What’s covered under the Article:

  • Board of Tilaknagar Industries approves increase in authorized share capital from Rs 226 crore to Rs 310 crore subject to shareholder approval.

  • Company plans preferential allotment of 1.44 crore equity shares and 4.57 crore convertible warrants aggregating Rs 1,995 crore to promoter and non-promoter investors.

  • Extraordinary General Meeting scheduled on August 20, 2025, to seek member approval for capital raise, with CRISIL appointed as monitoring agency.

On July 29, 2025, Tilaknagar Industries Ltd (“the Company”) announced the outcomes of its Board meeting held the same day. The Board approved several key corporate actions aimed at strengthening the company’s financial structure and supporting its expansion plans.

Increase in Authorized Share Capital

The Board approved an increase in the Company’s authorized share capital from Rs. 226.05 crore (22.60 crore equity shares of Rs 10 each) to Rs. 310 crore (31 crore equity shares of Rs 10 each). This amendment to Clause V of the Memorandum of Association is subject to approval by the shareholders at the forthcoming Extraordinary General Meeting (“EGM”) and relevant regulatory authorities.

Preferential Issue of Equity Shares and Convertible Warrants

The company intends to issue equity shares and convertible warrants on a preferential basis to raise substantial funds:

  • Equity Shares: Up to 1,43,80,000 equity shares at Rs 382 per share (including a premium of Rs 372) aggregating approximately Rs. 549.32 crore. These shares will be allotted to nine non-promoter investors as detailed in the disclosures.

  • Convertible Warrants: Up to 4,57,15,000 warrants, convertible into equal equity shares, priced at Rs 382 each, aggregating approximately Rs. 1,746.31 crore. These will be allotted to 35 investors, including promoters and non-promoters.

The warrants can be converted into equity shares within 18 months from allotment. On allotment of warrants, 25% of the price is payable upfront, and the balance 75% is payable at conversion.

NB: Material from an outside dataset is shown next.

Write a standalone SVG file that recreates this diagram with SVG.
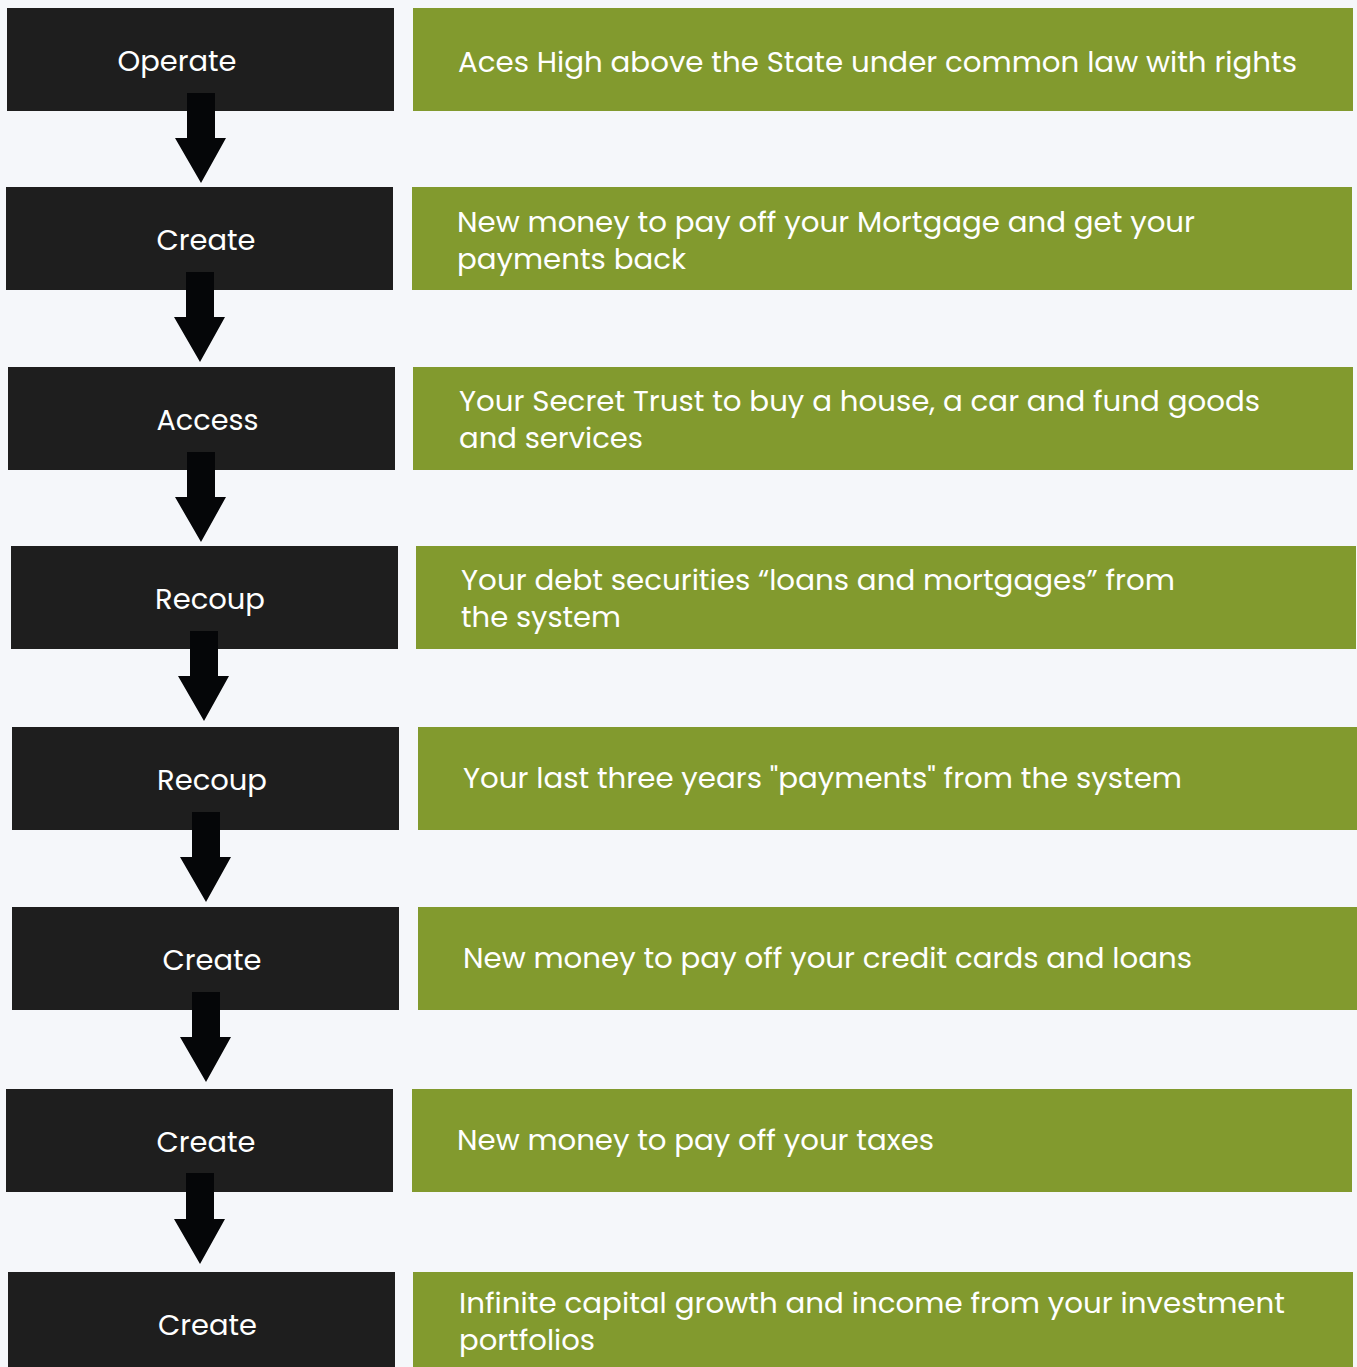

Investors and Shareholding Pattern

The preferential issue involves reputed institutional and individual investors including SMALLCAP World Fund, Cohesion MK Best Ideas Sub-Trust, Bandhan Focused Fund, and key promoters like Amit Arun Dahanukar and Axana Estates LLP.

Post issue and full conversion of warrants, the shareholding pattern is expected to significantly change, with the promoters holding approximately 13.72% and the collective shareholding of non-promoters rising to about 36.43%.

Upcoming Extraordinary General Meeting

An EGM will be held on August 20, 2025, at 10:30 a.m. IST via Video Conferencing/Other Audio Visual Means to seek shareholder approval for the proposed increase in authorized capital and preferential allotments. Notice for the EGM will be sent to members registered as on July 25, 2025.

Monitoring Agency Appointment

The Board appointed CRISIL Ratings Limited, a SEBI-registered credit rating agency, as the Monitoring Agency for this preferential issue to ensure compliance and transparency.

Expansion Plans

Additionally, the Board approved an expansion project for Prag Distillery Pvt Ltd, the Company's wholly owned subsidiary, authorizing financial assistance of approximately Rs. 34 crore to support the initiative.


This preferential issue and capital raise initiative aims to bolster Tilaknagar Industries’ financial position, enabling growth and operational expansion while providing a robust framework for investor participation.